## Information provided
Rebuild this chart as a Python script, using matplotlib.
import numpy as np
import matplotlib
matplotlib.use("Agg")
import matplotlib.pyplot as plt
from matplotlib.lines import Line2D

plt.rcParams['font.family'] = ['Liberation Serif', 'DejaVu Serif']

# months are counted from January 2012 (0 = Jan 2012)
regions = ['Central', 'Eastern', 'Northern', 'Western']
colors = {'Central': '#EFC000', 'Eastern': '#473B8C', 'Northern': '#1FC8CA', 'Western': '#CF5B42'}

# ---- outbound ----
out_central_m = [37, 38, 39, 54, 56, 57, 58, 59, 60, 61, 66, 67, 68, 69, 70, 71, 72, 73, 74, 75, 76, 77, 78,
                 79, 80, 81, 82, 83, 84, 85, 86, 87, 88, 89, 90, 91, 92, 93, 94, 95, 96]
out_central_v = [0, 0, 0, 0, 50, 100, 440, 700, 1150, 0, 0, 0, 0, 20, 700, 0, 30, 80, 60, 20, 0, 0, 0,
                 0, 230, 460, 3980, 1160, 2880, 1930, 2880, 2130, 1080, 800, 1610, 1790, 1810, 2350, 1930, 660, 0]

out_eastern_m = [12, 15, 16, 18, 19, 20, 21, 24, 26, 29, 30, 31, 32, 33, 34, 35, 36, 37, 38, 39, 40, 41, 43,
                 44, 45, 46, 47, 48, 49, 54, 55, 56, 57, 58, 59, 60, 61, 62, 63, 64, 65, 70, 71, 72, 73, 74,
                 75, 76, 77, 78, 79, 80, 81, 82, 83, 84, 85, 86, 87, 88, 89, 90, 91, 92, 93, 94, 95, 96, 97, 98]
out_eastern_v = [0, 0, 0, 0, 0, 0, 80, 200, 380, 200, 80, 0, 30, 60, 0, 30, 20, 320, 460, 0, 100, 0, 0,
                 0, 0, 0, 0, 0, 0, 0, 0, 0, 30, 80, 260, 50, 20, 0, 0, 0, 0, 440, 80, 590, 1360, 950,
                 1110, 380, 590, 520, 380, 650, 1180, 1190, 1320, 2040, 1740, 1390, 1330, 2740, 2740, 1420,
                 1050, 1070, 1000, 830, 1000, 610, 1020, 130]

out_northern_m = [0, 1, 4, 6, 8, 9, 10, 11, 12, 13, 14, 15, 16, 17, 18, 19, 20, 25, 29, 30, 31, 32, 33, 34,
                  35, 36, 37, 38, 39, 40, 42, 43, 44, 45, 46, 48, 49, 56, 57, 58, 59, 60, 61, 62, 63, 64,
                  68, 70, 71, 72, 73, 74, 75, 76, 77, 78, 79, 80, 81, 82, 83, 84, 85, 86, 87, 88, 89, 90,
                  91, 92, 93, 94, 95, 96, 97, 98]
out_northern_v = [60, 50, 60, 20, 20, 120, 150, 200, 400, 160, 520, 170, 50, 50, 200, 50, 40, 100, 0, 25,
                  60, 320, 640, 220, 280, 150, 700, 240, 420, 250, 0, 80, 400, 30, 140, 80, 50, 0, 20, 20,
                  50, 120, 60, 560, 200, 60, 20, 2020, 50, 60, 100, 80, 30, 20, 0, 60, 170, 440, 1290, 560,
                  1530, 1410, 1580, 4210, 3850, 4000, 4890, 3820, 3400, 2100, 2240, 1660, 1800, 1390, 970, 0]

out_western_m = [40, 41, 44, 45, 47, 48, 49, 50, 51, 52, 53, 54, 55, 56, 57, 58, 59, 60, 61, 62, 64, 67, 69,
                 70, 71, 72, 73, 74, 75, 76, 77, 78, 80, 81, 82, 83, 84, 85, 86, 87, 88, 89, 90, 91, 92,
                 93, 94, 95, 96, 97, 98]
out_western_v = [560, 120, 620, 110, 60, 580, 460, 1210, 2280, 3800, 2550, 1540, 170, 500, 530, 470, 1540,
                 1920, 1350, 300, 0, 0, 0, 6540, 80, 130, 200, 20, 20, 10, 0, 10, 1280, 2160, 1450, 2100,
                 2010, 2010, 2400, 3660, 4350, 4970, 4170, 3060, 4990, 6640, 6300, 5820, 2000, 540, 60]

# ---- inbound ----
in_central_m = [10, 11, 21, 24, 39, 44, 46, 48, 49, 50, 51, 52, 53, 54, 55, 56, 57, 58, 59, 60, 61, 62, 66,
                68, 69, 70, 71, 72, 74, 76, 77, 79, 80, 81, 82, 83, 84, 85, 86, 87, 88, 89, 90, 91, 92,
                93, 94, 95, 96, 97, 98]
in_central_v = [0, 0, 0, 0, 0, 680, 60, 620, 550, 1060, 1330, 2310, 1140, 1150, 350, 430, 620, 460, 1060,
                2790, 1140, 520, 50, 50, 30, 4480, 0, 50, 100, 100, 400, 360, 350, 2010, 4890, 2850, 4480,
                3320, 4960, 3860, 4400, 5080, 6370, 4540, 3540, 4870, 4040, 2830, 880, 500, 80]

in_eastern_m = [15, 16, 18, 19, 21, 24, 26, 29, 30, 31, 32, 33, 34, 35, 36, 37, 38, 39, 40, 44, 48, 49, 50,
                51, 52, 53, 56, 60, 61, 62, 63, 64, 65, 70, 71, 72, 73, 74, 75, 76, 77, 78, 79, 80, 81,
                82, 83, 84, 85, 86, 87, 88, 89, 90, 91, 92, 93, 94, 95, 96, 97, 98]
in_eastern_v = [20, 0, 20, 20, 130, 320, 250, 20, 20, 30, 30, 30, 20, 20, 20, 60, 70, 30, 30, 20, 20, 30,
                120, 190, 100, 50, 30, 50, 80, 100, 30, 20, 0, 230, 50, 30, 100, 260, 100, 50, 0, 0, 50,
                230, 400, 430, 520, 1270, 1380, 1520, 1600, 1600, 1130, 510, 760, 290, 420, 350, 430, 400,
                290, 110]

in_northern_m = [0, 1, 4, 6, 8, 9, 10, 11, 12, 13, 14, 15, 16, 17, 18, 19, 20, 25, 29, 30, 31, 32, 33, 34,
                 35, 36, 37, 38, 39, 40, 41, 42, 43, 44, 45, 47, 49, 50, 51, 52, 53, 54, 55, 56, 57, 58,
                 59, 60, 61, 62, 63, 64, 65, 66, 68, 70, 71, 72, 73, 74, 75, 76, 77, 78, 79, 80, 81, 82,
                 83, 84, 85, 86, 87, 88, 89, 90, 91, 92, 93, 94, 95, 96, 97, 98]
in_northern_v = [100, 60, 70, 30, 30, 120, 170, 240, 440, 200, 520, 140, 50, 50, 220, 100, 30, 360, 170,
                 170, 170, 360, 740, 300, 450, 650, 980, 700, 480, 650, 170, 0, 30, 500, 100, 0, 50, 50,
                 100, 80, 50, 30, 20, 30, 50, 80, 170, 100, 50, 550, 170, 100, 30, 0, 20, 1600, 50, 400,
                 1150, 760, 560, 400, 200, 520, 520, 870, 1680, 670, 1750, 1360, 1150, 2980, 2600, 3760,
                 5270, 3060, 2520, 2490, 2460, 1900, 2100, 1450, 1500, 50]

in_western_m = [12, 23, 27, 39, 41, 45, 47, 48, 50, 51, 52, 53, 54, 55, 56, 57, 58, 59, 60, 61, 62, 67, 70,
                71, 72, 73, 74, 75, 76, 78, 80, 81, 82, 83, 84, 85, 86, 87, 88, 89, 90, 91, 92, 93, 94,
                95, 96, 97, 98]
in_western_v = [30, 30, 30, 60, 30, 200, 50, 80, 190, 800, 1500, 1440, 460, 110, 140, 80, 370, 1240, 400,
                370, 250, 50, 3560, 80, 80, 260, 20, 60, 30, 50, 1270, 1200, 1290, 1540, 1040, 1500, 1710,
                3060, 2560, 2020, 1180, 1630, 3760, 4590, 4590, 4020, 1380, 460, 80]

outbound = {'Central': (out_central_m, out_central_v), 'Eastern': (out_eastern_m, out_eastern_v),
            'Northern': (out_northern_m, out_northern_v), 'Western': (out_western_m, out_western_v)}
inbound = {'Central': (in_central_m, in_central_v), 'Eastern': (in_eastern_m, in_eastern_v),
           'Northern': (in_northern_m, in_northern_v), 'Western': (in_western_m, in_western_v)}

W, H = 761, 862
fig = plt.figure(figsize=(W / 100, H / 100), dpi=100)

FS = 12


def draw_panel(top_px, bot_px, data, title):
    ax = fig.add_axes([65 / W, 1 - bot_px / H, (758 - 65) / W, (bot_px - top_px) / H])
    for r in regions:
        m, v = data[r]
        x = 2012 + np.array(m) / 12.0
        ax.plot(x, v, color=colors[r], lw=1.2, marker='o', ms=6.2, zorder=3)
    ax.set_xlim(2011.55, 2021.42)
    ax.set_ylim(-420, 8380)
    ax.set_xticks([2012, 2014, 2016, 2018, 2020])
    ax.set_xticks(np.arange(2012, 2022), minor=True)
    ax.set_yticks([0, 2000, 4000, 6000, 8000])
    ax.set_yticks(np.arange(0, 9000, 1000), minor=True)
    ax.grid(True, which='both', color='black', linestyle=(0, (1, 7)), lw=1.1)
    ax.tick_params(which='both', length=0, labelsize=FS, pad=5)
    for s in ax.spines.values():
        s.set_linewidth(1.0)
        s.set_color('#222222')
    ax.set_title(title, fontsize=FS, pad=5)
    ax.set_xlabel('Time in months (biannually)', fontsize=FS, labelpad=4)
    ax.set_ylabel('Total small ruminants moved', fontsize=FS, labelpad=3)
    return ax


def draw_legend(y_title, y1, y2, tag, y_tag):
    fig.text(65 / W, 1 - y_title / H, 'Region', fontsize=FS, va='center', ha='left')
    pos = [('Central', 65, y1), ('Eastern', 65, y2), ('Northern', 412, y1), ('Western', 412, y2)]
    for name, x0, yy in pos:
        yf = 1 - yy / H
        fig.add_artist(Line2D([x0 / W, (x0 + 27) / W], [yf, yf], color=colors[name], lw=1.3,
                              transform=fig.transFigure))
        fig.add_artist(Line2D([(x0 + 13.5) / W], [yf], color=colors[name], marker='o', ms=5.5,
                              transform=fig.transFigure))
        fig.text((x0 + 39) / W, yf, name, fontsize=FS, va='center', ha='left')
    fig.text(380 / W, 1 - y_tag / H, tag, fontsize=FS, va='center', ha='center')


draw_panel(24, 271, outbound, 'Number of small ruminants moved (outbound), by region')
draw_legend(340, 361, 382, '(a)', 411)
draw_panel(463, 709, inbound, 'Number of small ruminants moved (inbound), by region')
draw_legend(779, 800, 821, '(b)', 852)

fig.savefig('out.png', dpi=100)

## What is asked
Begin with the first line of the data above and, please, print each line exactly until you have printed the line containing "plt.rcParams['font.family'] = ['Liberation"; print nothing else.

## Solution below
Rebuild this chart as a Python script, using matplotlib.
import numpy as np
import matplotlib
matplotlib.use("Agg")
import matplotlib.pyplot as plt
from matplotlib.lines import Line2D

plt.rcParams['font.family'] = ['Liberation Serif', 'DejaVu Serif']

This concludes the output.